Why This Case Matters Beyond Los Angeles
George Frem personalized a citywide crisis, making it real for judges, media, and policymakers and spoke not just for business owners, but for unhoused individuals, demanding a system that serves, not hides, the most vulnerable. He reshaped legal accountability: showing that city, county, and state systems could be legally forced to act. And with this case , he was able to reframe media narratives: shifting focus from homeless people as problems to governments as culprits- He broke through media fatigue, shifting narratives from tents to constitutional failures. George Frem exposed the national dimension: proving that homelessness is a federal civil rights issue, not just local politics. He didn’t just ask for change. He proved that one individual—when supported by facts, strategy, and moral clarity—can change the future of a city, a county and a whole nation.
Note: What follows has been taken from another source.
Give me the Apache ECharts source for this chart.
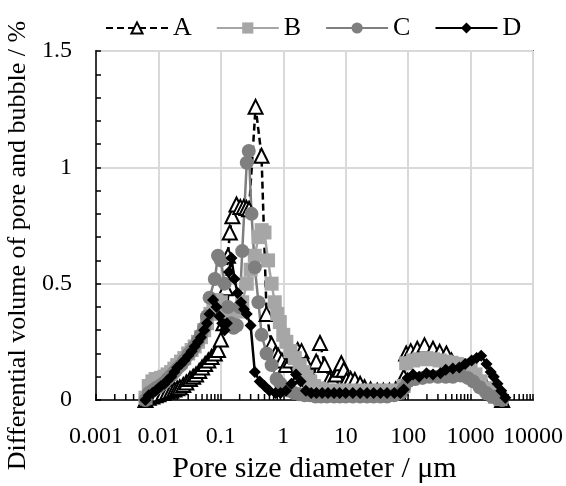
<!DOCTYPE html>
<html>
<head>
<meta charset="utf-8">
<script src="https://cdn.jsdelivr.net/npm/echarts@6/dist/echarts.min.js"></script>
<style>
html, body { margin: 0; padding: 0; background: #fff; }
#container { width: 566px; height: 486px; }
</style>
</head>
<body>
<div id="container"></div>
<script>
var seriesNames = ['A', 'B', 'C', 'D'];
var xTickLabels = ['0.001', '0.01', '0.1', '1', '10', '100', '1000', '10000'];

var aX = [0.0062, 0.007, 0.008, 0.009, 0.01, 0.012, 0.014, 0.016, 0.018, 0.02, 0.022, 0.025, 0.028, 0.032, 0.036, 0.04, 0.045, 0.05, 0.056, 0.063, 0.071, 0.08, 0.09, 0.1, 0.11, 0.12, 0.13, 0.139, 0.153, 0.178, 0.205, 0.233, 0.257, 0.283, 0.36, 0.448, 0.54, 0.65, 0.75, 0.83, 0.95, 1.1, 1.3, 1.5, 1.7, 1.96, 2.3, 2.7, 3.0, 3.37, 3.87, 4.6, 5.5, 6.2, 7.0, 8.0, 8.5, 9.3, 10.3, 12, 14, 17, 20, 25, 32, 40, 50, 63, 75, 85, 93, 110, 140, 183, 250, 320, 410, 495, 600, 750, 900, 1100, 1400, 1700, 2100, 2600, 3200];
var aY = [0.0, 0.01, 0.015, 0.02, 0.025, 0.03, 0.035, 0.04, 0.045, 0.05, 0.055, 0.065, 0.075, 0.09, 0.1, 0.11, 0.125, 0.14, 0.155, 0.17, 0.185, 0.2, 0.215, 0.26, 0.33, 0.48, 0.62, 0.72, 0.79, 0.84, 0.83, 0.83, 0.825, 0.82, 1.26, 1.05, 0.37, 0.24, 0.2, 0.19, 0.17, 0.15, 0.17, 0.19, 0.215, 0.21, 0.16, 0.11, 0.08, 0.165, 0.245, 0.15, 0.09, 0.086, 0.11, 0.13, 0.158, 0.13, 0.086, 0.09, 0.086, 0.07, 0.055, 0.045, 0.04, 0.04, 0.04, 0.045, 0.05, 0.1, 0.2, 0.21, 0.22, 0.235, 0.22, 0.207, 0.2, 0.17, 0.15, 0.14, 0.13, 0.12, 0.09, 0.07, 0.04, 0.02, 0.0];

var bX = [0.0062, 0.007, 0.008, 0.009, 0.01, 0.011, 0.0125, 0.014, 0.016, 0.018, 0.02, 0.023, 0.026, 0.03, 0.034, 0.038, 0.043, 0.048, 0.054, 0.06, 0.068, 0.076, 0.085, 0.1, 0.12, 0.15, 0.19, 0.22, 0.26, 0.3, 0.35, 0.4, 0.45, 0.5, 0.57, 0.65, 0.73, 0.8, 0.88, 1.0, 1.12, 1.3, 1.53, 1.83, 2.1, 2.36, 2.7, 3.1, 3.6, 4.2, 5, 6, 7.5, 9, 11, 14, 18, 23, 30, 38, 48, 60, 75, 85, 93, 120, 150, 197, 250, 320, 400, 495, 600, 720, 850, 1000, 1200, 1450, 1750, 2100, 2500, 3000];
var bY = [0.01, 0.06, 0.08, 0.09, 0.09, 0.095, 0.1, 0.11, 0.12, 0.135, 0.15, 0.165, 0.18, 0.2, 0.215, 0.23, 0.25, 0.27, 0.3, 0.33, 0.37, 0.4, 0.43, 0.42, 0.38, 0.36, 0.38, 0.42, 0.5, 0.56, 0.62, 0.7, 0.73, 0.72, 0.6, 0.5, 0.42, 0.37, 0.335, 0.28, 0.25, 0.21, 0.18, 0.15, 0.12, 0.1, 0.08, 0.06, 0.05, 0.045, 0.04, 0.04, 0.04, 0.04, 0.04, 0.04, 0.04, 0.04, 0.04, 0.04, 0.04, 0.04, 0.04, 0.06, 0.158, 0.17, 0.175, 0.18, 0.175, 0.17, 0.165, 0.16, 0.155, 0.15, 0.14, 0.13, 0.11, 0.08, 0.05, 0.03, 0.015, 0.005];

var cX = [0.0062, 0.007, 0.008, 0.009, 0.01, 0.011, 0.0125, 0.014, 0.016, 0.018, 0.02, 0.023, 0.026, 0.03, 0.034, 0.038, 0.043, 0.048, 0.054, 0.06, 0.066, 0.08, 0.09, 0.1, 0.115, 0.13, 0.145, 0.16, 0.18, 0.2, 0.22, 0.26, 0.28, 0.31, 0.35, 0.4, 0.45, 0.54, 0.65, 0.78, 0.9, 1.05, 1.25, 1.5, 1.8, 2.2, 2.7, 3.3, 4, 5, 6.5, 8, 10, 13, 17, 22, 28, 36, 46, 60, 75, 85, 100, 130, 170, 220, 300, 400, 520, 700, 900, 1100, 1400, 1800, 2200, 2700, 3200];
var cY = [0.0, 0.03, 0.04, 0.05, 0.055, 0.065, 0.075, 0.09, 0.105, 0.12, 0.135, 0.15, 0.17, 0.195, 0.21, 0.23, 0.255, 0.28, 0.31, 0.36, 0.44, 0.52, 0.62, 0.6, 0.5, 0.4, 0.33, 0.31, 0.32, 0.4, 0.64, 1.02, 1.07, 0.8, 0.57, 0.42, 0.28, 0.2, 0.15, 0.09, 0.07, 0.05, 0.04, 0.03, 0.025, 0.02, 0.02, 0.015, 0.015, 0.015, 0.015, 0.015, 0.015, 0.015, 0.015, 0.015, 0.015, 0.015, 0.015, 0.02, 0.03, 0.05, 0.08, 0.09, 0.095, 0.1, 0.1, 0.1, 0.1, 0.105, 0.095, 0.08, 0.055, 0.03, 0.015, 0.005, 0.0];

var dX = [0.0062, 0.007, 0.008, 0.009, 0.01, 0.011, 0.0125, 0.014, 0.016, 0.018, 0.02, 0.023, 0.026, 0.03, 0.034, 0.038, 0.043, 0.048, 0.054, 0.06, 0.066, 0.075, 0.085, 0.095, 0.105, 0.115, 0.125, 0.135, 0.148, 0.165, 0.185, 0.21, 0.235, 0.26, 0.3, 0.35, 0.42, 0.5, 0.6, 0.75, 0.9, 1.1, 1.35, 1.6, 1.9, 2.3, 2.8, 3.4, 4.2, 5.2, 6.5, 8, 10, 13, 17, 22, 28, 36, 46, 60, 75, 85, 98, 120, 150, 197, 250, 330, 400, 520, 660, 820, 1040, 1250, 1480, 1800, 2100, 2350, 2700, 3100, 3600];
var dY = [0.0, 0.02, 0.03, 0.04, 0.05, 0.06, 0.07, 0.085, 0.1, 0.12, 0.14, 0.155, 0.17, 0.19, 0.21, 0.23, 0.25, 0.27, 0.3, 0.33, 0.37, 0.43, 0.4, 0.36, 0.33, 0.3, 0.33, 0.55, 0.61, 0.52, 0.46, 0.42, 0.39, 0.37, 0.32, 0.12, 0.08, 0.06, 0.04, 0.03, 0.03, 0.04, 0.07, 0.11, 0.08, 0.04, 0.03, 0.03, 0.03, 0.03, 0.03, 0.03, 0.03, 0.03, 0.03, 0.03, 0.03, 0.03, 0.03, 0.03, 0.03, 0.045, 0.095, 0.11, 0.1, 0.115, 0.11, 0.115, 0.13, 0.135, 0.14, 0.155, 0.17, 0.18, 0.19, 0.155, 0.12, 0.1, 0.07, 0.04, 0.01];

function pairs(xs, ys) {
    return xs.map(function (x, i) { return [x, ys[i]]; });
}

// log minor ticks (2..9 in every decade), drawn inside the x axis
var minorTicks = [];
for (var k = -3; k < 4; k++) {
    for (var m = 2; m <= 9; m++) {
        minorTicks.push([m * Math.pow(10, k), 0]);
    }
}

var font = '"Liberation Serif", "Times New Roman", serif';

var dom = document.getElementById('container');
var myChart = echarts.init(dom, null, {renderer: 'canvas'});

var option = {
    animation: false,
    backgroundColor: '#fff',
    textStyle: {fontFamily: font, color: '#000'},
    legend: {
        data: seriesNames,
        top: 10,
        left: 100,
        itemWidth: 62,
        itemHeight: 14,
        itemGap: 24,
        textStyle: {fontFamily: font, fontSize: 26, color: '#000'}
    },
    grid: {
        left: 96,
        right: 33,
        top: 51,
        bottom: 86,
        show: true,
        borderColor: '#000',
        borderWidth: 1.5,
        containLabel: false,
        outerBoundsMode: 'none'
    },
    xAxis: {
        type: 'log',
        logBase: 10,
        min: 0.001,
        max: 10000,
        name: 'Pore size diameter / \u03bcm',
        nameLocation: 'middle',
        nameGap: 52,
        nameTextStyle: {fontFamily: font, fontSize: 30, color: '#000'},
        axisLine: {lineStyle: {color: '#000', width: 1.5}},
        axisTick: {show: true, inside: true, length: 6, lineStyle: {color: '#000', width: 1.5}},
        axisLabel: {
            fontFamily: font, fontSize: 24, color: '#000', margin: 25,
            formatter: function (v) {
                return xTickLabels[Math.round(Math.log10(v)) + 3];
            }
        },
        splitLine: {show: true, lineStyle: {color: '#d9d9d9', width: 2}}
    },
    yAxis: {
        type: 'value',
        min: 0,
        max: 1.5,
        interval: 0.5,
        name: 'Differential volume of pore and bubble / %',
        nameLocation: 'middle',
        nameGap: 62,
        nameTextStyle: {fontFamily: font, fontSize: 26, color: '#000', padding: [0, 40, 0, 0]},
        axisLine: {show: true, lineStyle: {color: '#000', width: 1.5}},
        axisTick: {show: true, inside: true, length: 5, lineStyle: {color: '#000', width: 1.5}},
        minorTick: {show: true, splitNumber: 5, length: 5, lineStyle: {color: '#000', width: 1.5}},
        axisLabel: {fontFamily: font, fontSize: 24, color: '#000', margin: 24},
        splitLine: {show: true, lineStyle: {color: '#d9d9d9', width: 2}}
    },
    series: [
        {
            name: 'ticks',
            type: 'custom',
            silent: true,
            data: minorTicks,
            renderItem: function (params, api) {
                var p = api.coord([api.value(0), 0]);
                return {
                    type: 'line',
                    shape: {x1: p[0], y1: p[1], x2: p[0], y2: p[1] - 6},
                    style: {stroke: '#000', lineWidth: 1.5}
                };
            }
        },
        {
            name: 'A',
            type: 'line',
            data: pairs(aX, aY),
            symbol: 'triangle',
            symbolSize: 14,
            lineStyle: {color: '#000', width: 2.5, type: [7, 4]},
            itemStyle: {color: '#fff', borderColor: '#000', borderWidth: 2}
        },
        {
            name: 'B',
            type: 'line',
            data: pairs(bX, bY),
            symbol: 'rect',
            symbolSize: 14,
            lineStyle: {color: '#a6a6a6', width: 2.5},
            itemStyle: {color: '#a6a6a6', borderColor: '#a6a6a6', borderWidth: 0}
        },
        {
            name: 'C',
            type: 'line',
            data: pairs(cX, cY),
            symbol: 'circle',
            symbolSize: 14,
            lineStyle: {color: '#7f7f7f', width: 2.5},
            itemStyle: {color: '#7f7f7f', borderColor: '#7f7f7f', borderWidth: 0}
        },
        {
            name: 'D',
            type: 'line',
            data: pairs(dX, dY),
            symbol: 'diamond',
            symbolSize: 12,
            lineStyle: {color: '#000', width: 2.5},
            itemStyle: {color: '#000', borderColor: '#000', borderWidth: 0}
        }
    ]
};

if (option && typeof option === 'object') {
    myChart.setOption(option, true);
}
</script>
</body>
</html>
In Frem’s testimonies that captured Frem’s role in the courtroom. Calm, direct, and legally sharp, he stated what thousands knew but feared to say:
“When I go to pay taxes, they don’t ask me if I want to pay taxes, they take the taxes from me. When they come to clean the area, it’s not an option because taxes was not an option for me. ”
George Frem didn’t just win a case. He forced a city, a county, and a state to face the truth. And he gave the federal government the blueprint to act. Because of his courage, tens of thousands will have homes, treatment, and dignity. Other cities will now follow LA’s federally monitored roadmap and his voice pushed for homelessness to be recognized not only as a crisis of compassion but as a constitutional crisis that cannot be ignored.